TO DO —
Find every line with the word "chart" and report how many there are, without any other text.
= = =
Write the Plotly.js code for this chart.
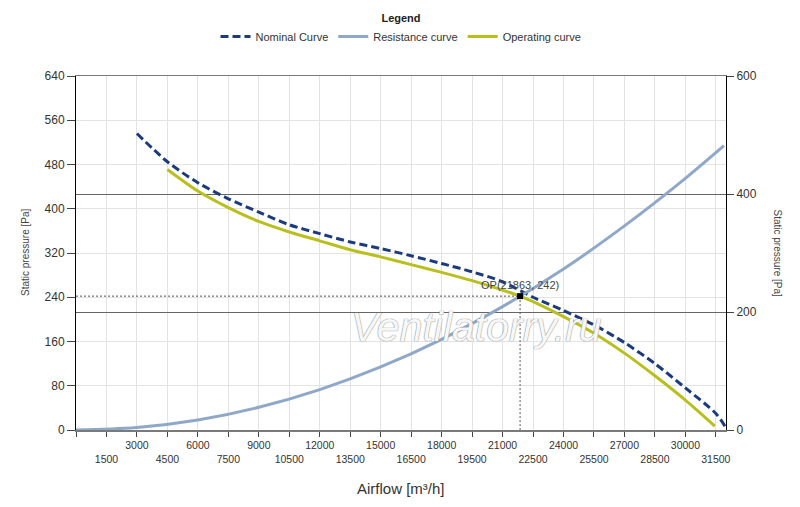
<!DOCTYPE html>
<html>
<head>
<meta charset="utf-8">
<script src="https://cdn.plot.ly/plotly-3.0.1.min.js"></script>
<style>html,body{margin:0;padding:0;background:#fff;}#chart{width:800px;height:507px;}</style>
</head>
<body>
<div id="chart"></div>
<script>
// Nominal curve
const nominalX = [3000, 4500, 6000, 7500, 9000, 10500, 12000, 13500, 15000, 16500, 18000, 19500, 21000, 22500, 24000, 25500, 27000, 28500, 30000, 31500, 31950];
const nominalY = [536, 485, 447, 418, 394, 371, 355, 340, 328, 315, 301, 286, 268, 240, 216, 190, 158, 120, 76, 30, 7];
// Resistance curve
const resistX = [0, 3000, 6000, 9000, 12000, 15000, 18000, 21000, 24000, 27000, 30000, 31900];
const resistY = [0, 4.5, 18, 41, 73, 114, 164, 223, 291, 369, 455, 514];
// Operating curve
const operX = [4500, 6000, 7500, 9000, 10500, 12000, 13500, 15000, 16500, 18000, 19500, 21000, 21863, 22500, 24000, 25500, 27000, 28500, 30000, 31450];
const operY = [471, 432, 402, 377, 358, 342, 326, 313, 299, 285, 270, 253, 242, 232, 205, 175, 139, 98, 54, 7];
// Operating point
const opX = 21863;
const opY = 242;
// Tick labels
const xTickVals = [0,1500,3000,4500,6000,7500,9000,10500,12000,13500,15000,16500,18000,19500,21000,22500,24000,25500,27000,28500,30000,31500];
const yTickVals = [0,80,160,240,320,400,480,560,640];
const y2TickVals = [0,200,400,600];

const xTickText = xTickVals.map((v,i) => v === 0 ? '' : (v % 3000 === 0 ? String(v) : '<br>' + v));

const font = 'Arial, "Liberation Sans", sans-serif';

const traces = [
  {x: nominalX, y: nominalY, name: 'Nominal Curve', mode: 'lines', line: {color: '#1b3b7d', width: 3, dash: '8px,4px', shape: 'spline', smoothing: 0.8}},
  {x: resistX, y: resistY, name: 'Resistance curve', mode: 'lines', line: {color: '#8fa8c7', width: 3, shape: 'spline'}},
  {x: operX, y: operY, name: 'Operating curve', mode: 'lines', line: {color: '#b9bf1e', width: 3, shape: 'spline', smoothing: 0.8}},
  {x: [0, opX], y: [opY, opY], mode: 'lines', showlegend: false, hoverinfo: 'skip', line: {color: '#555', width: 1, dash: '2px,2px'}},
  {x: [opX, opX], y: [opY, 0], mode: 'lines', showlegend: false, hoverinfo: 'skip', line: {color: '#555', width: 1, dash: '2px,2px'}},
  {x: [opX], y: [opY], mode: 'markers', showlegend: false, marker: {symbol: 'square', size: 6, color: '#000'}},
  {x: [0, 32000], y: [0, 0], yaxis: 'y2', mode: 'lines', showlegend: false, hoverinfo: 'skip', line: {color: 'rgba(0,0,0,0)', width: 0}}
];

const layout = {
  width: 800, height: 507,
  margin: {l: 75.5, r: 74, t: 75.7, b: 77},
  paper_bgcolor: '#fff', plot_bgcolor: '#fff',
  font: {family: font, size: 11, color: '#333'},
  showlegend: true,
  legend: {
    orientation: 'h', x: 0.5, xanchor: 'center', y: 0.985, yanchor: 'top', yref: 'container',
    title: {text: '<b>Legend</b>', side: 'top center', font: {size: 11, color: '#222'}},
    font: {size: 11, color: '#333'}, itemwidth: 30, tracegroupgap: 0
  },
  xaxis: {
    range: [0, 32000], tickmode: 'array', tickvals: xTickVals, ticktext: xTickText, tickangle: 0,
    ticks: 'outside', ticklen: 5, tickcolor: '#444', tickfont: {size: 10.5, color: '#333'},
    showgrid: true, gridcolor: '#e3e3e3', gridwidth: 1,
    showline: true, linecolor: '#7a7a7a', linewidth: 1.5, mirror: true, zeroline: false
  },
  yaxis: {
    range: [0, 640], tickmode: 'array', tickvals: yTickVals,
    ticks: 'outside', ticklen: 8, tickcolor: '#444', tickfont: {size: 12, color: '#333'},
    showgrid: true, gridcolor: '#e3e3e3', gridwidth: 1,
    showline: true, linecolor: '#000', linewidth: 1, zeroline: false
  },
  yaxis2: {
    range: [0, 600], overlaying: 'y', side: 'right', tickmode: 'array', tickvals: y2TickVals,
    ticks: 'outside', ticklen: 7, tickcolor: '#444', tickfont: {size: 12, color: '#333'},
    showgrid: true, gridcolor: '#666', gridwidth: 1,
    showline: true, linecolor: '#000', linewidth: 1, zeroline: false
  },
  annotations: [
    {text: 'Airflow [m³/h]', xref: 'paper', yref: 'paper', x: 0.5, y: 0, yanchor: 'middle', yshift: -58, showarrow: false, font: {size: 15, color: '#333'}},
    {text: 'Static pressure [Pa]', xref: 'paper', yref: 'paper', x: 0, y: 0.5, xshift: -58.5, textangle: -90, showarrow: false, font: {size: 10, color: '#444'}},
    {text: 'Static pressure [Pa]', xref: 'paper', yref: 'paper', x: 1, y: 0.5, xshift: 59, textangle: 90, showarrow: false, font: {size: 10, color: '#444'}},
    {text: 'OP(' + opX + ', ' + opY + ')', x: opX, y: opY, xref: 'x', yref: 'y', yshift: 11, showarrow: false, font: {size: 11, color: '#444'}},
    {text: 'Ventilatorry.ru', xref: 'paper', yref: 'paper', x: (604-75.5)/650.5, y: (430-352)/354.3, showarrow: false,
     font: {size: 41, color: '#f7f7f7', style: 'italic', shadow: '0 0 1px #888, 0 0 1px #888'}}
  ]
};

Plotly.newPlot('chart', traces, layout, {displayModeBar: false, staticPlot: true});
</script>
</body>
</html>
= = =
FINAL ANSWER —
4